Event Denoising with State Space Models: A Methodological Overview
Event cameras represent a departure from traditional frame-based imaging, capturing high-speed motion through asynchronous detection of intensity changes at microsecond timescales. They boast a high dynamic range and low power consumption, favoring applications in dynamic vision tasks. However, these sensors are plagued by noise, particularly when capturing low-light or high-speed scenes. The paper "EDmamba: A Simple yet Effective Event Denoising Method with State Space Model" addresses the pivotal task of event denoising, presenting a novel framework that leverages State Space Models (SSMs) to efficiently filter noise without compromising computational efficiency.
Methodological Advances
EDmamba introduces a robust approach to event denoising through three primary innovations:
- 4D Event Cloud Representation: This representation encapsulates spatial, temporal, and polarity data, enabling comprehensive modeling of event characteristics. The method effectively converts an irregular stream of raw event data into a structured map, facilitating coherent feature extraction and subsequent analysis.

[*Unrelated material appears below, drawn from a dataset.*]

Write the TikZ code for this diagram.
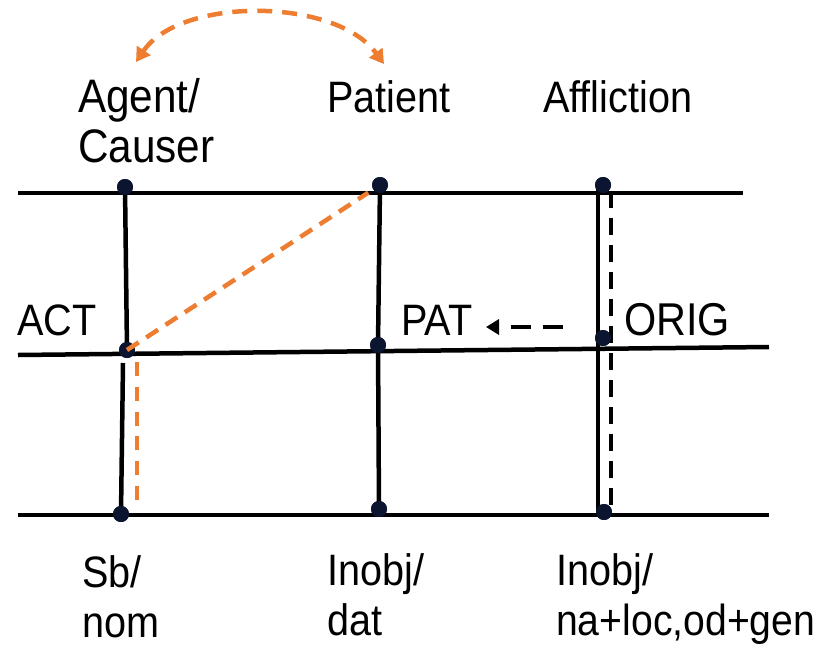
\documentclass[tikz,border=0pt]{standalone}
\usepackage{fontspec}
\setmainfont{Liberation Sans}[FakeStretch=0.9]
\usetikzlibrary{arrows.meta}
\definecolor{orng}{HTML}{ED7D31}
\definecolor{dotc}{HTML}{0B1530}
\begin{document}
\begin{tikzpicture}[x=1pt,y=-1pt,
  lbl/.style={anchor=base west,inner sep=0pt,font=\fontsize{44}{50}\selectfont},
  lblbig/.style={lbl,font=\fontsize{47}{52}\selectfont},
  rule/.style={line width=4.5pt,black},
  dotnode/.style={circle,fill=dotc,inner sep=0pt,minimum size=16pt},
  odash/.style={orng,line width=4.5pt,dash pattern=on 14pt off 9pt},
  kdash/.style={black,line width=4.5pt,dash pattern=on 17pt off 10pt}]
\useasboundingbox (0,0) rectangle (823,646);
% horizontal rules
\coordinate (t0) at (18,193); \coordinate (t1) at (743,193);
\coordinate (m0) at (18,355); \coordinate (m1) at (769,347);
\coordinate (b0) at (18,515); \coordinate (b1) at (769,515);
\draw[rule] (t0) -- (t1);
\draw[rule] (m0) -- (m1);
\draw[rule] (b0) -- (b1);
% vertical lines
\coordinate (a2low) at (123,363);
\coordinate (ao1) at (137,362); \coordinate (ao2) at (137,500);
\coordinate (fs1) at (598,187); \coordinate (fs2) at (598,512);
\coordinate (fd1) at (611,191); \coordinate (fd2) at (611,510);
\node[dotnode] (a1) at (125,187) {};
\node[dotnode] (a2) at (127,350) {};
\node[dotnode] (a3) at (121,514) {};
\node[dotnode] (p1) at (380,185) {};
\node[dotnode] (p2) at (378,345) {};
\node[dotnode] (p3) at (379,509) {};
\node[dotnode] (f1) at (603,185) {};
\node[dotnode] (f2) at (603,338) {};
\node[dotnode] (f3) at (604,512) {};
\draw[rule] (a1.center) -- (a2.center);
\draw[rule] (a2low) -- (a3.center);
\draw[rule] (p1.center) -- (p2.center) -- (p3.center);
\draw[rule] (fs1) -- (fs2);
\draw[kdash] (fd1) -- (fd2);
\node[dotnode] at (a1) {};\node[dotnode] at (a2) {};\node[dotnode] at (a3) {};
\node[dotnode] at (p1) {};\node[dotnode] at (p2) {};\node[dotnode] at (p3) {};
\node[dotnode] at (f1) {};\node[dotnode] at (f2) {};\node[dotnode] at (f3) {};
% orange dashed lines
\draw[odash,dash pattern=on 14pt off 10.8pt] (ao1) -- (ao2);
\draw[odash,shorten >=14pt] (a2.center) -- (p1.center);
% dashed black arrow
\coordinate (ka) at (563,327); \coordinate (kb) at (486,327);
\draw[kdash,dash pattern=on 20pt off 12pt,-{Triangle[length=13pt,width=15pt]}] (ka) -- (kb);
% orange arc
\coordinate (arcR) at (384,64); \coordinate (arcL) at (136,62);
\draw[odash,dash pattern=on 15pt off 10pt,{Triangle[length=14pt,width=16pt]}-{Triangle[length=14pt,width=16pt]}] (arcL) .. controls (180,-3) and (335,-3) .. (arcR);
% labels
\node[lblbig] (agent) at (78,112) {Agent/};
\node[lblbig] (causer) at (78,162) {Causer};
\node[lbl] (patient) at (327,112) {Patient};
\node[lbl] (affl) at (543,112) {Affliction};
\node[lbl] (act) at (17,335) {ACT};
\node[lbl] (pat) at (401,335) {PAT};
\node[lbl,font=\fontsize{46}{50}\selectfont] (orig) at (624,335) {ORIG};
\node[lbl] (sb) at (82,587) {Sb/};
\node[lbl] (nom) at (82,637) {nom};
\node[lbl] (inobj1) at (327,585) {Inobj/};
\node[lbl] (dat) at (327,635) {dat};
\node[lbl] (inobj2) at (556,585) {Inobj/};
\node[lbl,font=\fontsize{43.5}{50}\selectfont] (nagen) at (556,635) {na+loc,od+gen};
\end{tikzpicture}
\end{document}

- Coarse Feature Extraction Module: The separation of geometric and polarity-aware features into distinct embeddings allows the model to preserve crucial inductive biases necessary for effective denoising. This processing stage ensures that spatial correlations and signal polarity are effectively captured and utilized, establishing a foundation for higher-level feature abstraction.
- Spatial-Temporal State Space Models (S-SSM and T-SSM): The model integrates both Spatial and Temporal Mamba architectures to address local geometric relationships and global temporal dynamics respectively. These modules leverage the efficiency of SSMs, offering linear-time sequence modeling that enables real-time event processing, even across ultra-high-rate streams.
The authors demonstrate EDmamba's improvements using labeled datasets such as DND21 and DVSCLEAN, showing superior denoising accuracy (with an average accuracy score of 0.982) over contemporary methods like Transformer-based models, where the improvement is quantified as 2.08% higher denoising accuracy and 36 times faster inference. Additional experiments with unlabeled datasets confirm the model's robustness, maintaining performance across diverse scenarios without relying on pre-established labels or auxiliary sensor data.
Through detailed ablation studies, the effectiveness of geometric and polarity feature extraction as well as spatial-temporal modeling is validated, cementing their roles in achieving optimal denoising across varying contexts. EDmamba's performance metric, the Mean Event Structural Ratio (MESR), further establishes its efficacy in real-world environments, indicating solid generalization capability under both controlled and ambient conditions.
Implications and Future Directions
EDmamba marks a significant step forward in event-based vision processing, offering a practical solution to longstanding challenges associated with dynamic vision sensors. By integrating efficient state space sequences and feature extraction techniques, the framework not only addresses existing scalability and robustness issues but also paves the way for broader deployment across resource-constrained platforms.
Significant practical implications include improvements in obstacle avoidance, visual SLAM, and high-speed tracking applications where real-time noise suppression is paramount. The theoretical underpinnings also spur further inquiry into the application of state space models across various AI domains, particularly where sequence modeling plays a critical role.
Future research could investigate lightweight adaptations of the EDmamba architecture suitable for mobile and embedded systems, ensuring seamless integration into existing vision pipelines without substantial computational overhead. Additionally, exploration into synergistic effects of combining SSMs with other deep learning paradigms could unlock new pathways for innovation within event-based vision scenarios.
In summary, EDmamba represents a highly efficient, effective approach to event denoising through adept combinations of state space modeling and coherent feature representation—serving as a key tool for advancing high-speed vision applications.